Я представил себе, как Витя ползет под обстрелом к корпусу, вместо коктейля Молотова в каждой руке сжимает по бутылке паленой водки, а танковые снаряды ложатся все ближе.
— Вчера, от тещи ехал, видел в метро на «Пушкинской» патруль баркашовский. Пятеро, свастика у каждого на рукаве, — поделился врач третьей палаты Чесноков. — Документы у пассажиров проверяли. То ли евреев искали, то ли еще кого.
— Докатились! Гестаповцы по Москве разгуливают! — произнес Веревкин. — Хорош, ничего не скажешь, этот говенный Верховный Совет, если его фашисты охраняют! Там, похоже, вся мразь собралась. Ну, ничего, сегодня их как крыс передавят!
— А я читал, баркашовцы вроде за русских людей, — шмыгнув носом, неуверенно сказал Саня Подшивалко. — Они только против мирового сионизма.
— Ты, Саня, явно с головой не дружишь, — заявил Веревкин. — Нельзя быть за русских людей — и со свастикой. Из-за таких вот, со свастикой, половина пацанов моего поколения без отцов остались. Я считаю, если в нашей стране свастику нацепил — то можно сразу без суда и следствия к стенке ставить.

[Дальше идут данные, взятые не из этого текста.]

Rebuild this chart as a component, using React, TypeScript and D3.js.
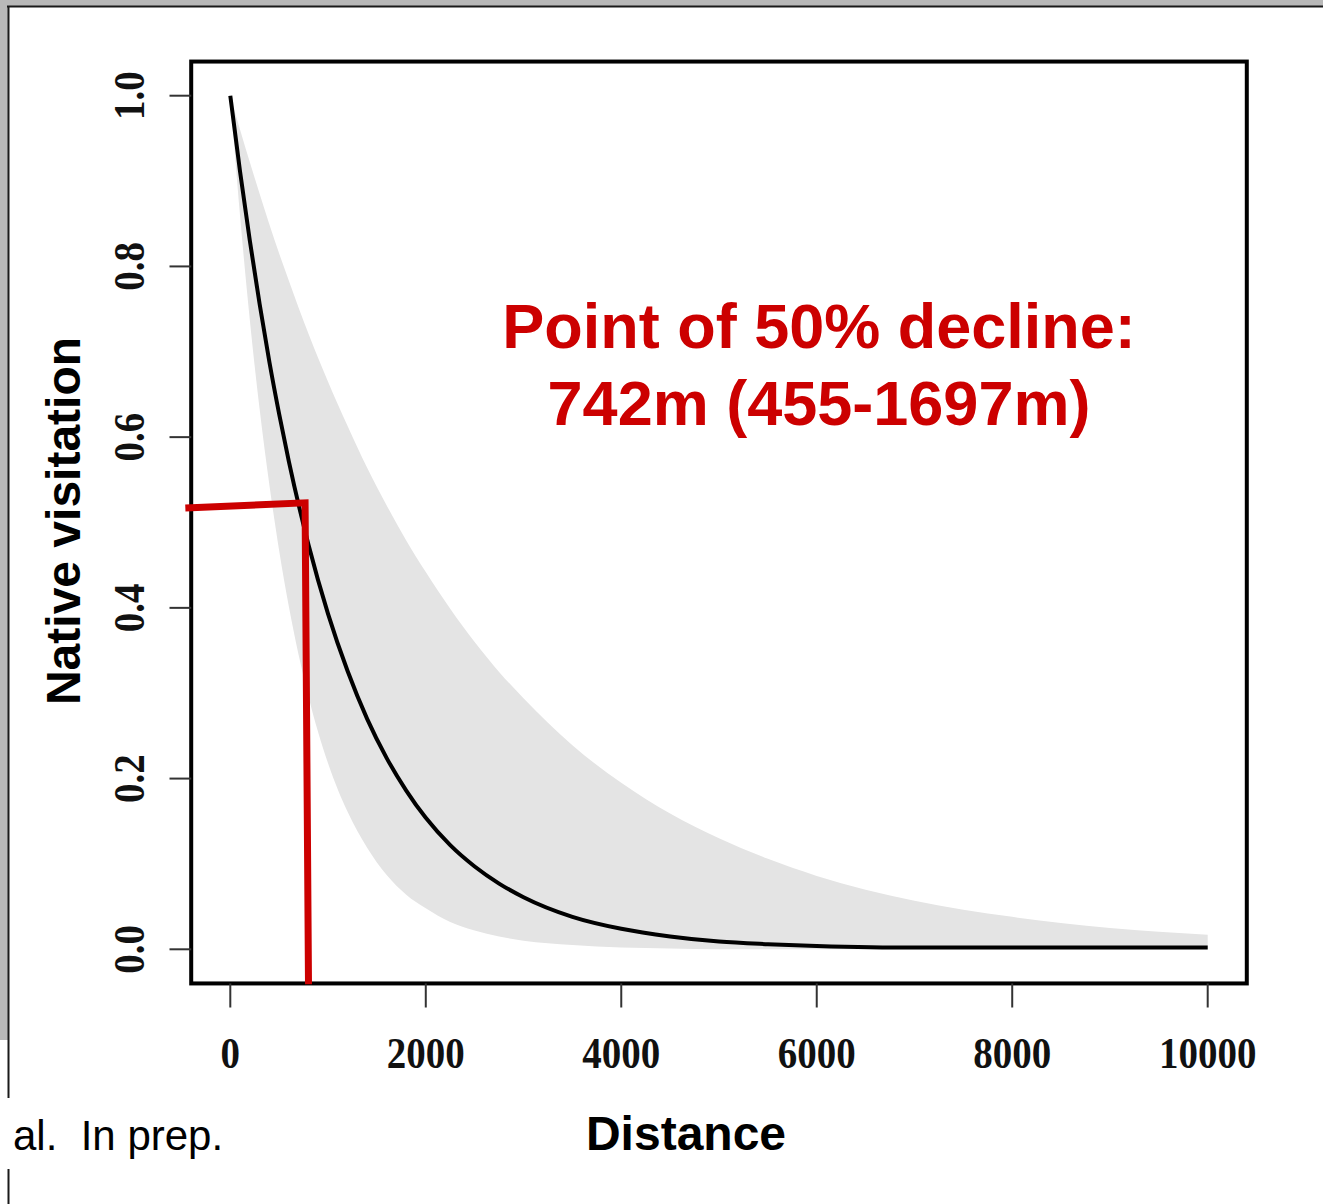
import { useEffect, useRef } from "react";
import * as d3 from "d3";

// distance (m) at which the fitted curve and its band were read
const distances = [0, 100, 200, 300, 400, 500, 600, 800, 1000, 1200, 1400, 1600, 1800, 2000, 2250, 2500, 2750, 3000, 3500, 4000, 4500, 5000, 5500, 6000, 7000, 8000, 9000, 10000];
// fitted native visitation
const fitted = [1.0, 0.911, 0.83, 0.756, 0.688, 0.627, 0.571, 0.474, 0.393, 0.326, 0.27, 0.224, 0.186, 0.154, 0.122, 0.097, 0.077, 0.061, 0.038, 0.024, 0.015, 0.009, 0.006, 0.004, 0.002, 0.002, 0.002, 0.002];
// grey confidence band
const upper = [1.0, 0.96, 0.922, 0.885, 0.849, 0.815, 0.783, 0.721, 0.665, 0.613, 0.564, 0.52, 0.479, 0.442, 0.399, 0.36, 0.325, 0.294, 0.239, 0.195, 0.159, 0.13, 0.106, 0.086, 0.057, 0.038, 0.025, 0.017];
const lower = [1.0, 0.859, 0.737, 0.633, 0.544, 0.467, 0.401, 0.296, 0.218, 0.161, 0.119, 0.087, 0.064, 0.048, 0.032, 0.022, 0.015, 0.01, 0.005, 0.002, 0.001, 0, 0, 0, 0, 0, 0, 0];

const xTicks = [0, 2000, 4000, 6000, 8000, 10000];
const yTicks = [0, 0.2, 0.4, 0.6, 0.8, 1.0];
const yTickLabels = ["0.0", "0.2", "0.4", "0.6", "0.8", "1.0"];

// hand-drawn red marker of the 50% point (distance, visitation)
const markerD = [-460, 765, 800];
const markerV = [0.517, 0.523, -0.041];

const W = 1323;
const H = 1204;
const RED = "#cc0000";
const SANS = "'Liberation Sans', Arial, sans-serif";
const SERIF = "'Liberation Serif', 'Times New Roman', serif";

export default function App() {
  const svgRef = useRef(null);

  useEffect(() => {
    document.body.style.margin = "0";
    const svg = d3.select(svgRef.current);
    svg.selectAll("*").remove();

    const x = d3.scaleLinear().domain([0, 10000]).range([230.3, 1207.7]);
    const y = d3.scaleLinear().domain([0, 1]).range([949.3, 95.7]);

    svg.append("rect").attr("width", W).attr("height", H).attr("fill", "#fff");

    // slide frame
    svg.append("rect").attr("x", 0).attr("y", 0).attr("width", W).attr("height", 6).attr("fill", "#b8b8b8");
    svg.append("rect").attr("x", 0).attr("y", 0).attr("width", 8).attr("height", 1040).attr("fill", "#b8b8b8");
    svg.append("line").attr("x1", 7).attr("x2", W).attr("y1", 6.5).attr("y2", 6.5)
      .attr("stroke", "#1a1a1a").attr("stroke-width", 2);
    svg.append("line").attr("x1", 8.5).attr("x2", 8.5).attr("y1", 6).attr("y2", H)
      .attr("stroke", "#1a1a1a").attr("stroke-width", 2);

    const rows = distances.map((d, i) => ({ d, m: fitted[i], lo: lower[i], hi: upper[i] }));

    const area = d3.area()
      .x(r => x(r.d))
      .y0(r => y(r.lo))
      .y1(r => y(r.hi))
      .curve(d3.curveMonotoneX);
    svg.append("path").datum(rows).attr("d", area).attr("fill", "#e4e4e4");

    const line = d3.line()
      .x(r => x(r.d))
      .y(r => y(r.m))
      .curve(d3.curveMonotoneX);
    svg.append("path").datum(rows).attr("d", line)
      .attr("fill", "none").attr("stroke", "#000").attr("stroke-width", 4);

    // plot box (R style, 4% padding)
    const x0 = x(-400), x1 = x(10400), yTop = y(1.04), yBot = y(-0.04);
    svg.append("rect")
      .attr("x", x0).attr("y", yTop)
      .attr("width", x1 - x0).attr("height", yBot - yTop)
      .attr("fill", "none").attr("stroke", "#000").attr("stroke-width", 4);

    // axes
    const gx = svg.append("g");
    xTicks.forEach(t => {
      gx.append("line").attr("x1", x(t)).attr("x2", x(t)).attr("y1", yBot).attr("y2", 1007.5)
        .attr("stroke", "#333").attr("stroke-width", 2);
      gx.append("text")
        .attr("transform", `translate(${x(t)},1068) scale(1,1.12)`)
        .attr("text-anchor", "middle")
        .attr("font-family", SERIF).attr("font-weight", "bold").attr("font-size", 39)
        .attr("fill", "#111")
        .text(String(t));
    });

    const gy = svg.append("g");
    yTicks.forEach((t, i) => {
      gy.append("line").attr("x1", 169.5).attr("x2", x0).attr("y1", y(t)).attr("y2", y(t))
        .attr("stroke", "#333").attr("stroke-width", 2);
      gy.append("text")
        .attr("transform", `translate(144,${y(t)}) rotate(-90) scale(1,1.12)`)
        .attr("text-anchor", "middle")
        .attr("font-family", SERIF).attr("font-weight", "bold").attr("font-size", 39)
        .attr("fill", "#111")
        .text(yTickLabels[i]);
    });

    // red 50% marker
    const marker = d3.line().x((d, i) => x(d)).y((d, i) => y(markerV[i]));
    svg.append("path").attr("d", marker(markerD))
      .attr("fill", "none").attr("stroke", RED).attr("stroke-width", 7)
      .attr("stroke-linejoin", "miter");

    svg.append("text")
      .attr("x", 819).attr("y", 348)
      .attr("text-anchor", "middle")
      .attr("font-family", SANS).attr("font-weight", "bold").attr("font-size", 63)
      .attr("fill", RED)
      .text("Point of 50% decline:");
    svg.append("text")
      .attr("x", 819).attr("y", 425)
      .attr("text-anchor", "middle")
      .attr("font-family", SANS).attr("font-weight", "bold").attr("font-size", 63)
      .attr("fill", RED)
      .text("742m (455-1697m)");

    // axis titles on the slide
    svg.append("text")
      .attr("transform", "translate(80,521) rotate(-90)")
      .attr("text-anchor", "middle")
      .attr("font-family", SANS).attr("font-weight", "bold").attr("font-size", 48)
      .attr("fill", "#000")
      .text("Native visitation");

    svg.append("rect").attr("x", 565).attr("y", 1098).attr("width", 240).attr("height", 72).attr("fill", "#fff");
    svg.append("text")
      .attr("x", 686).attr("y", 1150)
      .attr("text-anchor", "middle")
      .attr("font-family", SANS).attr("font-weight", "bold").attr("font-size", 48)
      .attr("fill", "#000")
      .text("Distance");

    svg.append("rect").attr("x", 0).attr("y", 1098).attr("width", 245).attr("height", 71).attr("fill", "#fff");
    svg.append("text")
      .attr("x", 13).attr("y", 1150)
      .attr("font-family", SANS).attr("font-size", 42)
      .attr("fill", "#000")
      .style("white-space", "pre")
      .text("al.  In prep.");
  }, []);

  return <svg ref={svgRef} width={W} height={H} style={{ display: "block" }} />;
}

— Да там не только они, там и казаки! — нахмурился Херсонский. — Казачков-то за что? Казачки они всегда верой и правдой!
— Игорь, что ты несешь? Какие казачки? Нету никаких казачков. Их всех еще в гражданскую порешили, — раздраженно сказал Матушкин. — Сейчас не казаки, а урки ряженые, алкашня, клоуны в лампасах. А им еще, этим придуркам, автоматы выдали.
— Это Ельцин во всем виноват! — раскрасневшись, выпалила Людмила. — Ему народ доверился, а он, говорят, только и делает, что ханку жрет!
Послеоперационный больной при упоминании Ельцина приоткрыл на мгновение глаза, мутным взглядом мазнул по экрану телевизора, где в прямом эфире продолжались боевые действия, и снова задремал.
— Да ладно тебе, Людка, — примирительно сказал Чесноков. — Ельцин нормальный мужик. А раньше что, лучше было? Ты ж сама коммунистов не жалуешь!
— Раньше, Володь, из пушек по домам не палили, — отрезала Людмила, — и по телевизору это безобразие на всю страну не показывали!
И как бы подтверждая справедливость ее слов, опять за окном раздалось упругое ТУДУМ-ТУДУМ-ТУММ!!!
Все дружно уткнулись в телевизор. Один из верхних этажей Белого дома уже горел, и оттуда валил черный дым. Танков стало уже четыре, да и бронетранспортеров прибавилось. Какие-то люди в военном и гражданском разбегались кто куда.
Тут оператор дал крупный план набережных. Людка всплеснула руками, Чесноков ахнул, Саня Подшивалко открыл рот, Херсонский присвистнул, а Коля Плакаткин произнес негромко: «Едрена матрена!»
По обе стороны реки, буквально рядом со стреляющими танками, толпились зеваки. Среди сотен, если не тысяч любопытных я успел рассмотреть несколько мамаш с детскими колясками, женщин с собачками на поводке, старушек с сумками на колесиках и даже парочку велосипедистов.
— Нет, ну действительно! Край непуганых идиотов! — потрясенно развел руками Матушкин. — Они, оказывается, в цирк пришли! Да, сегодня работы много будет. Мне рассказывали, если в Америке перестрелка случается, все в радиусе километра на землю падают и руками голову прикрывают! Даже негры!